About 80,000 homes in Orleans Parish were damaged, and most remain that way, creating a panorama of blight in the hardest-hit areas, which were largely poor and working-class neighborhoods.

Many businesses remain closed or struggle to survive. The landmark French Quarter restaurant Antoine’s, run by the same family since 1840, said last week its business was down 60 percent from pre-Katrina and its future in doubt.

Franks goes on to discuss the “Road Home” project, which is a state-administered program to distribute $7.5 billion in federal money to people whose homes were damaged or destroyed by Katrina. As of this week the program had distributed money to only 97 out of 90,000 homeowners who have applied. Louisiana officials blame Congress, which took its sweet time — ten months — to allocate the money. But there are problems at the state level as well, as this blogger explains. A contractor chosen to distribute the money seems to, um, not be performing up to expectations. The Louisiana House and Senate have passed two resolutions to terminate the contract. Yet the contract remains in effect.

Mayor Ray Nagin also continues to turn in an underwhelming performance. Franks says he “finally appointed a czar to oversee the city’s recovery effort” last month.

Bob Herbert’s New York Times column today looks at the poor of New Orleans.

Sixteen months have passed since the apocalyptic flood that followed Hurricane Katrina. More than 13,000 residents who were displaced by the storm are still living in trailers provided by the Federal Emergency Management Agency. Another 100,000 to 200,000 evacuees — most of whom want to return home — are scattered throughout the United States.

The undeniable neglect of this population fuels the suspicion among the poor and the black, who constitute a majority of the evacuees, that the city is being handed over to the well-to-do and the white.

If you talk to public officials, you will hear about billions of dollars in aid being funneled through this program or that.
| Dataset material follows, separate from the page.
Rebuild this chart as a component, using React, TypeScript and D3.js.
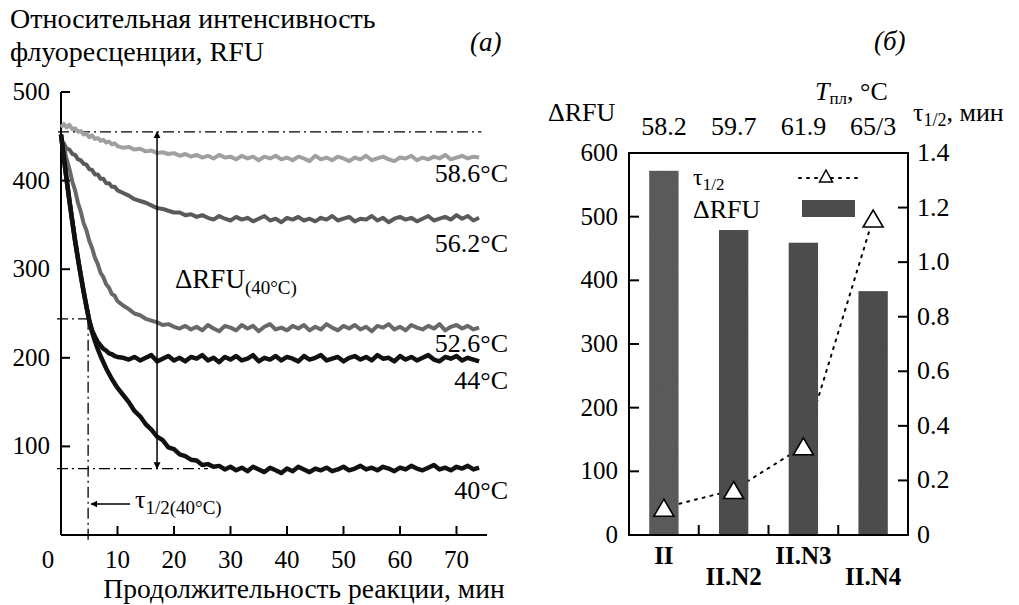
import React from 'react';
import * as d3 from 'd3';

// ---------- Panel (a): fluorescence kinetics ----------
const times = [
  0, 0.5, 1, 1.5, 2, 2.5, 3, 3.5, 4, 4.5, 5, 5.5, 6, 6.5, 7, 7.5, 8, 8.5, 9, 9.5, 10,
  11, 12, 13, 14, 15, 16, 17, 18, 19, 20, 21, 22, 23, 24, 25, 26, 27, 28, 29, 30,
  31, 32, 33, 34, 35, 36, 37, 38, 39, 40, 41, 42, 43, 44, 45, 46, 47, 48, 49, 50,
  51, 52, 53, 54, 55, 56, 57, 58, 59, 60, 61, 62, 63, 64, 65, 66, 67, 68, 69, 70,
  71, 72, 73, 74,
];

const rfu586 = [
  460, 464, 460, 463, 458, 459, 455, 456, 452, 453, 449, 451, 447, 448, 445, 446, 443, 444, 441, 442, 439,
  437, 438, 435, 436, 433, 434, 431, 432, 430, 431,
  428, 430, 427, 429, 426, 428, 425, 429, 426, 427,
  424, 428, 425, 427, 423, 427, 425, 428, 424, 426,
  423, 427, 425, 422, 428, 424, 426, 423, 427, 425,
  422, 426, 424, 428, 423, 425, 427, 424, 422, 426,
  425, 428, 423, 426, 424, 427, 425, 429, 424, 426,
  428, 425, 427, 426,
];

const rfu562 = [
  445, 442, 436, 435, 430, 429, 424, 423, 419, 418, 413, 412, 407, 407, 402, 402, 397, 397, 393, 393, 389,
  386, 383, 379, 377, 375, 372, 369, 368, 366, 364,
  364, 361, 362, 359, 361, 358, 356, 360, 357, 355,
  359, 356, 358, 354, 357, 360, 355, 357, 353, 358,
  356, 359, 355, 357, 354, 358, 356, 360, 355, 357,
  359, 354, 357, 356, 360, 355, 358, 353, 357, 359,
  356, 358, 354, 357, 360, 355, 357, 359, 356, 361,
  357, 360, 355, 358,
];

const rfu526 = [
  450, 439, 424, 413, 399, 389, 375, 365, 352, 344, 332, 324, 313, 306, 296, 291, 283, 279, 272, 270, 264,
  259, 255, 250, 248, 244, 242, 240, 237, 238, 235,
  233, 236, 232, 235, 231, 237, 233, 230, 236, 234,
  231, 237, 233, 236, 230, 235, 238, 232, 234, 231,
  236, 233, 237, 231, 235, 232, 238, 234, 231, 236,
  233, 237, 232, 235, 230, 236, 234, 238, 232, 235,
  231, 237, 234, 232, 236, 233, 238, 231, 235, 237,
  233, 236, 232, 234,
];

const rfu44 = [
  452, 426, 401, 377, 354, 332, 312, 293, 275, 258, 242, 231, 224, 218, 214, 210, 208, 205, 204, 202, 201,
  200, 198, 201, 197, 200, 203, 196, 199, 202, 197,
  200, 196, 201, 199, 203, 197, 200, 195, 201, 198,
  202, 197, 199, 203, 196, 200, 198, 202, 197, 201,
  199, 196, 202, 198, 200, 203, 197, 199, 201, 196,
  200, 202, 198, 201, 197, 203, 199, 200, 196, 202,
  198, 201, 197, 200, 203, 198, 196, 201, 199, 202,
  197, 200, 198, 196,
];

const rfu40 = [
  452, 426, 401, 377, 354, 332, 312, 293, 275, 258, 242, 229, 219, 210, 202, 195, 188, 182, 176, 171, 166,
  158, 150, 140, 134, 125, 119, 111, 107, 99, 97,
  91, 89, 85, 84, 79, 80, 77, 78, 74, 77,
  73, 76, 72, 77, 74, 71, 76, 73, 70, 75,
  72, 77, 74, 71, 75, 73, 76, 72, 74, 77,
  73, 75, 78, 74, 76, 73, 77, 75, 72, 76,
  74, 78, 75, 73, 76, 79, 74, 76, 73, 77,
  75, 78, 74, 76,
];

const curveLabels = ['58.6°C', '56.2°C', '52.6°C', '44°C', '40°C'];
const leftYTicks = [100, 200, 300, 400, 500];
const leftXTicks = [10, 20, 30, 40, 50, 60, 70];

const rfuStart = 455;
const rfuEnd40 = 75;
const rfuHalf40 = 244;
const tauHalf40 = 4.8;
const tArrow = 17;

// ---------- Panel (б): bars ----------
const compounds = ['II', 'II.N2', 'II.N3', 'II.N4'];
const meltT = ['58.2', '59.7', '61.9', '65/3'];
const deltaRFU = [572, 479, 459, 383];
const tauHalf = [0.1, 0.165, 0.325, 1.16];
const rightLeftTicks = [0, 100, 200, 300, 400, 500, 600];
const rightRightTicks = [0, 0.2, 0.4, 0.6, 0.8, 1.0, 1.2, 1.4];

const FONT = "'Liberation Serif', 'Times New Roman', serif";

function tri(cx: number, cy: number, w: number, h: number) {
  return `M${cx},${cy - h / 2}L${cx + w / 2},${cy + h / 2}L${cx - w / 2},${cy + h / 2}Z`;
}

export default function App() {
  const xL = d3.scaleLinear().domain([0, 75.4]).range([61, 487]);
  const yL = d3.scaleLinear().domain([0, 500]).range([535, 92]);

  const series = [
    { v: rfu586, color: '#a0a0a0', w: 4 },
    { v: rfu562, color: '#5a5a5a', w: 4 },
    { v: rfu526, color: '#686868', w: 4 },
    { v: rfu44, color: '#111', w: 4.5 },
    { v: rfu40, color: '#111', w: 4.5 },
  ];
  const labelPos = [182, 252, 352, 389, 499];

  const line = (vals: number[]) =>
    d3.line<number>()
      .x((_, i) => xL(times[i]))
      .y((d) => yL(d))(vals) as string;

  const xB = d3.scaleBand<string>().domain(compounds).range([629, 908]).padding(0);
  const yB = d3.scaleLinear().domain([0, 600]).range([535, 153]);
  const yT = d3.scaleLinear().domain([0, 1.4]).range([535, 153]);
  const bw = xB.bandwidth() * 0.42;
  const cx = (c: string) => (xB(c) as number) + xB.bandwidth() / 2;

  const tauLine = d3.line<number>()
    .x((_, i) => cx(compounds[i]))
    .y((d) => yT(d))(tauHalf) as string;

  const dashDot = '11,4,2,4';

  return (
    <svg width={1019} height={605} style={{ position: 'absolute', left: 0, top: 0, background: '#fff' }}
      fontFamily={FONT}>
      <defs>
        <marker id="ah" viewBox="0 0 10 10" refX="9" refY="5" markerWidth="7" markerHeight="11"
          markerUnits="userSpaceOnUse" orient="auto-start-reverse">
          <path d="M0,0L10,5L0,10Z" fill="#000" />
        </marker>
        <filter id="grain" x="0" y="0" width="100%" height="100%">
          <feTurbulence type="fractalNoise" baseFrequency="0.9" numOctaves="1" seed="3" result="n" />
          <feColorMatrix type="matrix" in="n"
            values="0 0 0 0 0  0 0 0 0 0  0 0 0 0 0  0 0 0 0.35 0" result="dark" />
          <feComposite in="dark" in2="SourceGraphic" operator="in" result="dk" />
          <feMerge><feMergeNode in="SourceGraphic" /><feMergeNode in="dk" /></feMerge>
        </filter>
      </defs>

      {/* ---------------- Panel (a) ---------------- */}
      <text x={10} y={28} fontSize={28}>Относительная интенсивность</text>
      <text x={10} y={61} fontSize={28}>флуоресценции, RFU</text>
      <text x={470} y={51} fontSize={27} fontStyle="italic">(a)</text>

      {/* axes */}
      <line x1={xL(0)} x2={xL(0)} y1={yL(500)} y2={535} stroke="#000" strokeWidth={2} />
      <line x1={xL(0)} x2={xL(75.4)} y1={535} y2={535} stroke="#000" strokeWidth={2} />
      {leftYTicks.map((t) => (
        <g key={t}>
          <line x1={xL(0)} x2={xL(0) + 9} y1={yL(t)} y2={yL(t)} stroke="#000" strokeWidth={2} />
          <text x={50} y={yL(t) + 8} fontSize={25} textAnchor="end">{t}</text>
        </g>
      ))}
      {leftXTicks.map((t) => (
        <g key={t}>
          <line x1={xL(t)} x2={xL(t)} y1={535} y2={526} stroke="#000" strokeWidth={2} />
          <text x={xL(t)} y={568} fontSize={25} textAnchor="middle">{t}</text>
        </g>
      ))}
      <text x={48} y={568} fontSize={25} textAnchor="middle">0</text>
      <text x={304} y={598} fontSize={27.5} textAnchor="middle">Продолжительность реакции, мин</text>

      {/* dash-dot guides */}
      <line x1={xL(0) - 3} x2={xL(74.4)} y1={yL(rfuStart)} y2={yL(rfuStart)} stroke="#000" strokeWidth={1.3} strokeDasharray={dashDot} />
      <line x1={xL(0) - 4} x2={xL(tauHalf40)} y1={yL(rfuHalf40)} y2={yL(rfuHalf40)} stroke="#000" strokeWidth={1.3} strokeDasharray={dashDot} />
      <line x1={xL(0) - 4} x2={xL(26)} y1={yL(rfuEnd40)} y2={yL(rfuEnd40)} stroke="#000" strokeWidth={1.3} strokeDasharray={dashDot} />
      <line x1={xL(tauHalf40)} x2={xL(tauHalf40)} y1={yL(rfuHalf40)} y2={540} stroke="#000" strokeWidth={1.3} strokeDasharray={dashDot} />

      {/* curve labels */}
      {curveLabels.map((l, i) => (
        <text key={l} x={508} y={labelPos[i]} fontSize={26} textAnchor="end">{l}</text>
      ))}

      {/* curves */}
      {series.map((s, i) => (
        <path key={i} d={line(s.v)} fill="none" stroke={s.color} strokeWidth={s.w} strokeLinejoin="round" />
      ))}

      {/* ΔRFU arrow */}
      <line x1={xL(tArrow)} x2={xL(tArrow)} y1={yL(rfuEnd40)} y2={yL(rfuStart)} stroke="#000" strokeWidth={1.5}
        markerStart="url(#ah)" markerEnd="url(#ah)" />
      <text x={175} y={288} fontSize={27}>ΔRFU<tspan fontSize={19} dy={6}>(40°C)</tspan></text>

      {/* τ1/2 arrow */}
      <line x1={130} x2={xL(tauHalf40) + 3} y1={504} y2={504} stroke="#000" strokeWidth={1.5} markerEnd="url(#ah)" />
      <text x={135} y={508} fontSize={26}>τ<tspan fontSize={19} dy={6}>1/2(40°C)</tspan></text>

      {/* ---------------- Panel (б) ---------------- */}
      <text x={874} y={50} fontSize={27} fontStyle="italic">(б)</text>
      <text x={548} y={121} fontSize={26}>ΔRFU</text>
      <text x={815} y={100} fontSize={26}><tspan fontStyle="italic">T</tspan><tspan fontSize={17} dy={4}>пл</tspan><tspan dy={-4}>, °C</tspan></text>
      <text x={913} y={121} fontSize={26}>τ<tspan fontSize={18} dy={5}>1/2</tspan><tspan dy={-5}>, мин</tspan></text>

      {compounds.map((c, i) => (
        <text key={c} x={cx(c)} y={135} fontSize={26} textAnchor="middle">{meltT[i]}</text>
      ))}

      {/* τ dotted line behind bars */}
      <path d={tauLine} fill="none" stroke="#000" strokeWidth={2} strokeDasharray="2,6" strokeLinecap="round" />

      {/* bars */}
      {compounds.map((c, i) => (
        <rect key={c} x={cx(c) - bw / 2} y={yB(deltaRFU[i])} width={bw} height={535 - yB(deltaRFU[i])}
          fill={i === 0 ? '#646464' : '#555'} filter="url(#grain)" />
      ))}

      {/* triangles */}
      {compounds.map((c, i) => (
        <path key={c} d={tri(cx(c), yT(tauHalf[i]), 20, 17)} fill="#fff" stroke="#000" strokeWidth={1.6} />
      ))}

      {/* frame */}
      <rect x={629} y={153} width={279} height={382} fill="none" stroke="#000" strokeWidth={2} />
      {rightLeftTicks.map((t) => (
        <g key={t}>
          <line x1={629} x2={639} y1={yB(t)} y2={yB(t)} stroke="#000" strokeWidth={2} />
          <text x={618} y={yB(t) + 8} fontSize={25} textAnchor="end">{t}</text>
        </g>
      ))}
      {rightRightTicks.map((t) => (
        <g key={t}>
          <line x1={908} x2={898} y1={yT(t)} y2={yT(t)} stroke="#000" strokeWidth={2} />
          <text x={917} y={yT(t) + 8} fontSize={26}>{t === 0 ? '0' : t.toFixed(1)}</text>
        </g>
      ))}
      {compounds.slice(1).map((c) => (
        <line key={c} x1={xB(c)} x2={xB(c)} y1={535} y2={525} stroke="#000" strokeWidth={2} />
      ))}
      {compounds.map((c, i) => (
        <text key={c} x={cx(c)} y={i % 2 === 0 ? 564 : 585} fontSize={25} fontWeight="bold" textAnchor="middle">{c}</text>
      ))}

      {/* legend */}
      <text x={693} y={185} fontSize={24}>τ<tspan fontSize={17} dy={5}>1/2</tspan></text>
      <text x={693} y={218} fontSize={26}>ΔRFU</text>
      <line x1={799} x2={857} y1={178} y2={178} stroke="#000" strokeWidth={2} strokeDasharray="2,6" strokeLinecap="round" />
      <path d={tri(826, 176, 13, 12)} fill="#fff" stroke="#000" strokeWidth={1.5} />
      <rect x={802} y={200} width={53} height={17} fill="#555" filter="url(#grain)" />
    </svg>
  );
}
The maze of bureaucratic initiatives is dizzying. But when you talk to the people most in need of help — the poor, the elderly, the disabled, the children — you will find in most cases that the help is not reaching them. There is no massive effort, no master plan, to bring back the people who were driven from the city and left destitute by Katrina.

Only the federal government could finance such an effort. Neither the city of New Orleans nor the state of Louisiana has anywhere near the kind of money that would be required. “You’ve got a lot of people who don’t have a place to stay,” Gov. Kathleen Blanco told me in an interview on Friday, “and they’re spread all over creation.”…
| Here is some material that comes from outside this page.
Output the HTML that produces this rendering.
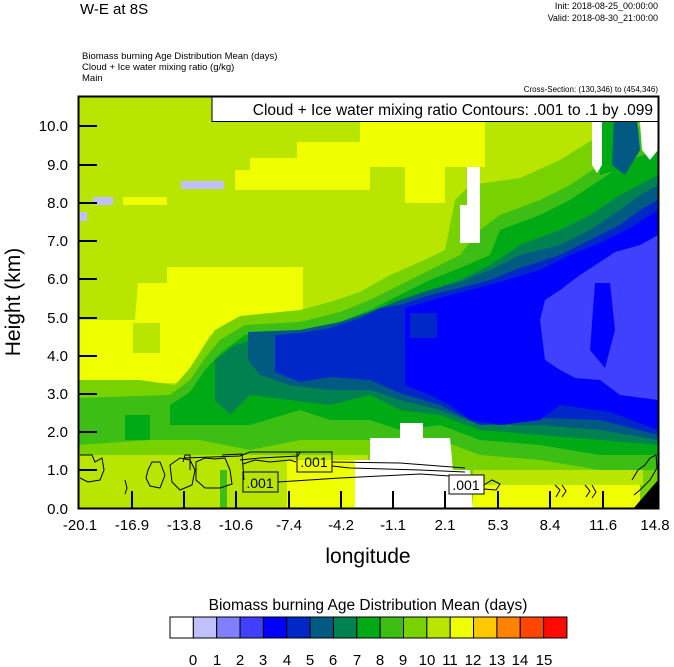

… The simple fact is that no one at any level of government, city, state or federal, has shown the leadership that was needed in response to this astounding tragedy.

Herbert writes that the exiled poor and black of New Orleans are increasingly convinced the federal government wants to prevent them from returning to New Orleans. This reminded me of Riverbend’s recent post, in which she said Iraqis are certain the many U.S. blunders in Iraq were actually part of a plan to destroy Iraq. Maybe, but I still think you really cannot overestimate the colossal incompetence and corruption of the Bush Regime.

Yet there are poor people in New Orleans. They aren’t necessarily the same poor who lived there before Katrina, but they’re there. Many are illegal immigrants who were lured to New Orleans, often by federal contractors, to do the hard cleanup work for slave wages so the contractors can pocket more of our tax dollars. And now the city’s fragile health care infrastructure is straining to care for a boom of Latino babies being born to mothers who have no health insurance.

Thus, the city’s former deep poverty is being replaced by deeper poverty.

Instead of using federal money for projects that would have not only rebuilt the city but would also have provided jobs with reasonable pay to the devastated residents — money that by now would be flowing generously through New Orleans retailers and other businesses — tax money is disappearing into the pockets of contractors and subcontractors. And the underground labor pool the contractors are exploiting may be tomorrow’s wretchedly poor residents, clinging to subsistence at the edge of a rich nation.